WHAT IS REQUIRED>
Gather every line holding the string "seaborn".

[START]

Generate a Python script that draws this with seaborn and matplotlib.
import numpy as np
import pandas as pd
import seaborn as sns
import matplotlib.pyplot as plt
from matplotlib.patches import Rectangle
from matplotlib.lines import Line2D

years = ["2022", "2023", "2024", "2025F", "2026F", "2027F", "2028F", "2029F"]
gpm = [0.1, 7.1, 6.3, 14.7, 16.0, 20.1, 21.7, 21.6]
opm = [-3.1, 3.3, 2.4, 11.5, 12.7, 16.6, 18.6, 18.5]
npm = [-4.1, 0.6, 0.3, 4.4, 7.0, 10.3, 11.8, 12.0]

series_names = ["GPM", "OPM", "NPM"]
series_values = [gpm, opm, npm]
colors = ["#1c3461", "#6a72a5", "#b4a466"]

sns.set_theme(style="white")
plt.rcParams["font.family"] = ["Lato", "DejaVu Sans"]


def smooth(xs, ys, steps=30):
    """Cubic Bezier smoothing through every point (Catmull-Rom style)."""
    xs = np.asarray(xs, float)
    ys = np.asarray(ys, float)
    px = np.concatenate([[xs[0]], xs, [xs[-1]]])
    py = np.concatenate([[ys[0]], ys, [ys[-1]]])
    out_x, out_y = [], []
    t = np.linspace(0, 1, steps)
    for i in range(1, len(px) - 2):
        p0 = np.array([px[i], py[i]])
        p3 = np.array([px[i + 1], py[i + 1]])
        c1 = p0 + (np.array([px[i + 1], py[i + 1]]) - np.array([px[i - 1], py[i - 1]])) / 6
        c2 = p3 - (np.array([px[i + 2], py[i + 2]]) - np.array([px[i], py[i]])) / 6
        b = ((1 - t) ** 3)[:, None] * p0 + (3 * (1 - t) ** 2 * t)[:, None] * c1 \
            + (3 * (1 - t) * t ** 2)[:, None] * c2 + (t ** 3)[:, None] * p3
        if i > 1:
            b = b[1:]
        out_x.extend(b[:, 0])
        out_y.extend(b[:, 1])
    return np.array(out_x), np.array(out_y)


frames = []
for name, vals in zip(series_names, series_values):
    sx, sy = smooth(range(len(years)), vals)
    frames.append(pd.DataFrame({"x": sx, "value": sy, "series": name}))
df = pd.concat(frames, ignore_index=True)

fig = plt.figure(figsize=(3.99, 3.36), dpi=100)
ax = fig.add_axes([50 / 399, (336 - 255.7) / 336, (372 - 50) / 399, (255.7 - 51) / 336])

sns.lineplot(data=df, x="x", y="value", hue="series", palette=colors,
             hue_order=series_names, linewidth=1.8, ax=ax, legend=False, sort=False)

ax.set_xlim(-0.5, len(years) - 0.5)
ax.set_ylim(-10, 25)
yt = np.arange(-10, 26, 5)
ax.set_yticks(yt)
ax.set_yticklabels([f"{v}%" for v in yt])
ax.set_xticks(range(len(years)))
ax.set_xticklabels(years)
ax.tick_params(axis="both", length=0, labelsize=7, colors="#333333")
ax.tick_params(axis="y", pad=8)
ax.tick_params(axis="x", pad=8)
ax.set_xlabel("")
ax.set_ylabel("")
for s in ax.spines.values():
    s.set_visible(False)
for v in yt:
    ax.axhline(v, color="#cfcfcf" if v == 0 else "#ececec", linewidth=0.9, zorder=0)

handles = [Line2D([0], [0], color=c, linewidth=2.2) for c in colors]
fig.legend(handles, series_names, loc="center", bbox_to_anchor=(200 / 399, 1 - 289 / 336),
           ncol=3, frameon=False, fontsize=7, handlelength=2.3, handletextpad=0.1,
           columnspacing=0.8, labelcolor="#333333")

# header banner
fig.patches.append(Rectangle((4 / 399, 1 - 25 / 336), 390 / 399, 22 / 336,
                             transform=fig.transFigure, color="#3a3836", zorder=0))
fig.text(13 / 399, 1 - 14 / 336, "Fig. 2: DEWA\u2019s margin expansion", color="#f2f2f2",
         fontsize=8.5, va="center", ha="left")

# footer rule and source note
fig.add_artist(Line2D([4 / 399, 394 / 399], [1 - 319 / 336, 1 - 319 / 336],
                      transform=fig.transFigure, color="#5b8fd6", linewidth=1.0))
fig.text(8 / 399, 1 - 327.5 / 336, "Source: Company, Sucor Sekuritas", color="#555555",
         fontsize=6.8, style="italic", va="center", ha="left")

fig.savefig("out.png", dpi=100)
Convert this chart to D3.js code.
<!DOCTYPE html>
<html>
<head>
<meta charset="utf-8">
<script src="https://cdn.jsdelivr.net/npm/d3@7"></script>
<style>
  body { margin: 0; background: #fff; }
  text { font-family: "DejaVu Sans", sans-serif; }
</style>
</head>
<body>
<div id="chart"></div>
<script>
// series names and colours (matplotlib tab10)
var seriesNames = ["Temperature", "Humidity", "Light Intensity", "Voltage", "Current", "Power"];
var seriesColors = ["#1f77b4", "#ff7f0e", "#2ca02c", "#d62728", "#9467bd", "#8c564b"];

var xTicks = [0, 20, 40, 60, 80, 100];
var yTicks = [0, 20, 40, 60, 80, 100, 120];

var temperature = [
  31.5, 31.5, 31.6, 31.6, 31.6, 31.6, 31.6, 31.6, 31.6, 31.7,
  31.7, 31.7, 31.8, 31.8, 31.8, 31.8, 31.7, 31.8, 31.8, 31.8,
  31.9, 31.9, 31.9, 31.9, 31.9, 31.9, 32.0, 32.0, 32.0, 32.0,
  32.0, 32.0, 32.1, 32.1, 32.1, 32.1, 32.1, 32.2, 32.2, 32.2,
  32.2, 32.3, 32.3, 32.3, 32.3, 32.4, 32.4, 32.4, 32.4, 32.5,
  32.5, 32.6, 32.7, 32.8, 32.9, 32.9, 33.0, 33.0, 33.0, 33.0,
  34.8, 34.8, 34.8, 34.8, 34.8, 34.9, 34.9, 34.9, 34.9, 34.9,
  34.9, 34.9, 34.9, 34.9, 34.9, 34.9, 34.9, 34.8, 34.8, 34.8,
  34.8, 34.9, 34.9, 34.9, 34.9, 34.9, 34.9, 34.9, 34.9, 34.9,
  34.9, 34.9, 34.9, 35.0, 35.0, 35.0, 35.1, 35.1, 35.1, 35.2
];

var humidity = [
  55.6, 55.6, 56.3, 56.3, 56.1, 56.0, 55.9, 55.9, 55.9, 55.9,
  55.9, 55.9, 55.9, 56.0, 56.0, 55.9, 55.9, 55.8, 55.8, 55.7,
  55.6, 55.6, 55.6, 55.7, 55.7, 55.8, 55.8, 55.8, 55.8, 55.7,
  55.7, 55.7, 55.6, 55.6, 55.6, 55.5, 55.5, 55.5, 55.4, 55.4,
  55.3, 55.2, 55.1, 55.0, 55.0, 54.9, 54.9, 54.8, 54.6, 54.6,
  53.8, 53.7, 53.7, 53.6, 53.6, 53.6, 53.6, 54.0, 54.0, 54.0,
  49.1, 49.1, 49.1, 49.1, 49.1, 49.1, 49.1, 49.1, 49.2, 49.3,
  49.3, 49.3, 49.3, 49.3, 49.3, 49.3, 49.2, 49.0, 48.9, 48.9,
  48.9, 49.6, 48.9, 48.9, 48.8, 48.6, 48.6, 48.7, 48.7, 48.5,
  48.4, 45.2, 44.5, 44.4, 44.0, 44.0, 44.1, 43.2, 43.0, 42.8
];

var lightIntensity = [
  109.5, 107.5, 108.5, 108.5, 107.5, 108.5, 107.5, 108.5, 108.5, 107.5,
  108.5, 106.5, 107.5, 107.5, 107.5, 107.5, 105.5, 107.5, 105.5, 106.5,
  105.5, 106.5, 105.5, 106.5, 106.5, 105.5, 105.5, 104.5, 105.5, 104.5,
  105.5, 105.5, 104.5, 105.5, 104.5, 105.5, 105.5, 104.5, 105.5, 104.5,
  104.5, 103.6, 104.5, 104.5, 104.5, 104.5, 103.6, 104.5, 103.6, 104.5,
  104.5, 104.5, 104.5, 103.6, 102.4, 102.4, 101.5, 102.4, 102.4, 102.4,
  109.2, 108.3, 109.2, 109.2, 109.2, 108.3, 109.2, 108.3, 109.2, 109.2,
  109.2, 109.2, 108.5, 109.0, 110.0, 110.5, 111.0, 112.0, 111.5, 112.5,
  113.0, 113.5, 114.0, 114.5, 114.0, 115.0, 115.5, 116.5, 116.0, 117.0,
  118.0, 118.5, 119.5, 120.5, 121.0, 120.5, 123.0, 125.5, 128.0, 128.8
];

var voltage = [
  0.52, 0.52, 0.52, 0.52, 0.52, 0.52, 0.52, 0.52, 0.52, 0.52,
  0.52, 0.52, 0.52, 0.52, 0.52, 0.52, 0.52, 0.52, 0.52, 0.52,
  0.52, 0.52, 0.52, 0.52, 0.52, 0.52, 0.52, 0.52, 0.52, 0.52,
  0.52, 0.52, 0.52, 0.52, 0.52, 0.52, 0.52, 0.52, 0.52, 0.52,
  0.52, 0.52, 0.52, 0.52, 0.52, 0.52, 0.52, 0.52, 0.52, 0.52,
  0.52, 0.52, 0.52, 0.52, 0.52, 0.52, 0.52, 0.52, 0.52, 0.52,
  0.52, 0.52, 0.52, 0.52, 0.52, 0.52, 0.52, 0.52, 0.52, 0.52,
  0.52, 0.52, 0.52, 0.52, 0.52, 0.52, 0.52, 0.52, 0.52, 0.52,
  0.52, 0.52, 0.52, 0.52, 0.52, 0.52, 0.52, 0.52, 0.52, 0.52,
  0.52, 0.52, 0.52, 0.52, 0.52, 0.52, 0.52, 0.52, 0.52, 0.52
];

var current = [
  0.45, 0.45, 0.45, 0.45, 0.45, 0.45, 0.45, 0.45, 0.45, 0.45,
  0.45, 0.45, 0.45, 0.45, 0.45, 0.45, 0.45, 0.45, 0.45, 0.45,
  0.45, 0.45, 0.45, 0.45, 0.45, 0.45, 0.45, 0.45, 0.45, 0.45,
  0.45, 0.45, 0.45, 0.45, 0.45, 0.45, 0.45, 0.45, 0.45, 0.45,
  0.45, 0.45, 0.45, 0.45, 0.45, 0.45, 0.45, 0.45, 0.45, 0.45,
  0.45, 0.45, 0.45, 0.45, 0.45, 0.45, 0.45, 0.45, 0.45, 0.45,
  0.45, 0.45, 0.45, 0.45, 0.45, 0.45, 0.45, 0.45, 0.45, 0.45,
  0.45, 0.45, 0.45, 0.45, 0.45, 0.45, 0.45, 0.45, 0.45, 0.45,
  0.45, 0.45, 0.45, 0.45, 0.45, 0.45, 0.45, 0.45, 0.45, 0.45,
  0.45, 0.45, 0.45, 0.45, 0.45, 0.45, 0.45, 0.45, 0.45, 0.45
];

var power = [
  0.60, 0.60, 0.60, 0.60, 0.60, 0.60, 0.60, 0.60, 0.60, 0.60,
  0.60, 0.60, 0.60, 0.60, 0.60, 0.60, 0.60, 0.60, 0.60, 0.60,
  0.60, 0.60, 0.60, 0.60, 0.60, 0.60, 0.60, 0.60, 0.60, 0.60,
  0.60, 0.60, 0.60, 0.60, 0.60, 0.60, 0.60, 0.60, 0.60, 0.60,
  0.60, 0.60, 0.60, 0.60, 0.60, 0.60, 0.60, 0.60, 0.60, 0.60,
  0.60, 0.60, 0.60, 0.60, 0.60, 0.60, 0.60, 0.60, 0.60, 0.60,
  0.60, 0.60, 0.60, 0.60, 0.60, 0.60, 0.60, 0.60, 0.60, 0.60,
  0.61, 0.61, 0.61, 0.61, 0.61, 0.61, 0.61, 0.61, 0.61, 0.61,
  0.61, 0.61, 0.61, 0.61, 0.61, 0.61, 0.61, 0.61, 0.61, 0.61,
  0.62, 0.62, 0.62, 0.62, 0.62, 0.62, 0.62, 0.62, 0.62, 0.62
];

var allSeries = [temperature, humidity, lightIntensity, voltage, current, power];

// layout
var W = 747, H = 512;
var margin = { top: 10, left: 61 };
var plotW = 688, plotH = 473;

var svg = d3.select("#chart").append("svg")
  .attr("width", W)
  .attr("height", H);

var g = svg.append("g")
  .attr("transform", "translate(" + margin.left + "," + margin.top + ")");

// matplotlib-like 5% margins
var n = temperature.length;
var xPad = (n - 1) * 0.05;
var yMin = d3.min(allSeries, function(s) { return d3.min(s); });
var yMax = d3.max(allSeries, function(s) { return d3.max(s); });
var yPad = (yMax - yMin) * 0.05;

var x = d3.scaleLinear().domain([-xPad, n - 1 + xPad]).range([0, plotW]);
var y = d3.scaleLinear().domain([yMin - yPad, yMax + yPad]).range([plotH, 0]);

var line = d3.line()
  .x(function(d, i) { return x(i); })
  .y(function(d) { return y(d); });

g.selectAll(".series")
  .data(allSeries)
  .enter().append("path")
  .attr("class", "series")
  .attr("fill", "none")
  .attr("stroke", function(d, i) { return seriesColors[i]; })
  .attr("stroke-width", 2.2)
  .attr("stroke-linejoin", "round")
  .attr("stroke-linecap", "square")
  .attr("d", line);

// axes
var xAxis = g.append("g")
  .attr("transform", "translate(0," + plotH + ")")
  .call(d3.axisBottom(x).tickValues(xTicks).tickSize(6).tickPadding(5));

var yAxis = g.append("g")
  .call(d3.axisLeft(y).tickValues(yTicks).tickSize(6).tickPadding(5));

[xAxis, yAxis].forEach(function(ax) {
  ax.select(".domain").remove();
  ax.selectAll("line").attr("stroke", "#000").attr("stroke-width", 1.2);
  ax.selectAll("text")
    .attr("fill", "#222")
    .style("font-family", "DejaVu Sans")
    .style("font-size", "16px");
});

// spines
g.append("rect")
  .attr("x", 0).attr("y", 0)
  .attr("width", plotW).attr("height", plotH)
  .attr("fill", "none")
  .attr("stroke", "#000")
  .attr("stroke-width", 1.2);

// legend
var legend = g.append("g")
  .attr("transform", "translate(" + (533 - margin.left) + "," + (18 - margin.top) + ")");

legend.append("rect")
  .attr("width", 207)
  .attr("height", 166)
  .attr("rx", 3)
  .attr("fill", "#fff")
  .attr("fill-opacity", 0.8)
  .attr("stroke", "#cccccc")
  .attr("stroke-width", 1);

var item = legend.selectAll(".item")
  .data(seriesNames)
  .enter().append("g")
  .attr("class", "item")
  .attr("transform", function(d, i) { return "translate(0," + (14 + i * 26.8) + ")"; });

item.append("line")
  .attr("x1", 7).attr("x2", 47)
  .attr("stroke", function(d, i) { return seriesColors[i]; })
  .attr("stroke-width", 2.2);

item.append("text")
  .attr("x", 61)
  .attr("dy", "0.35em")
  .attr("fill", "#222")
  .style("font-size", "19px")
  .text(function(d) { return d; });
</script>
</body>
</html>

[END]

TASK SOLUTION>
Generate a Python script that draws this with seaborn and matplotlib.
import seaborn as sns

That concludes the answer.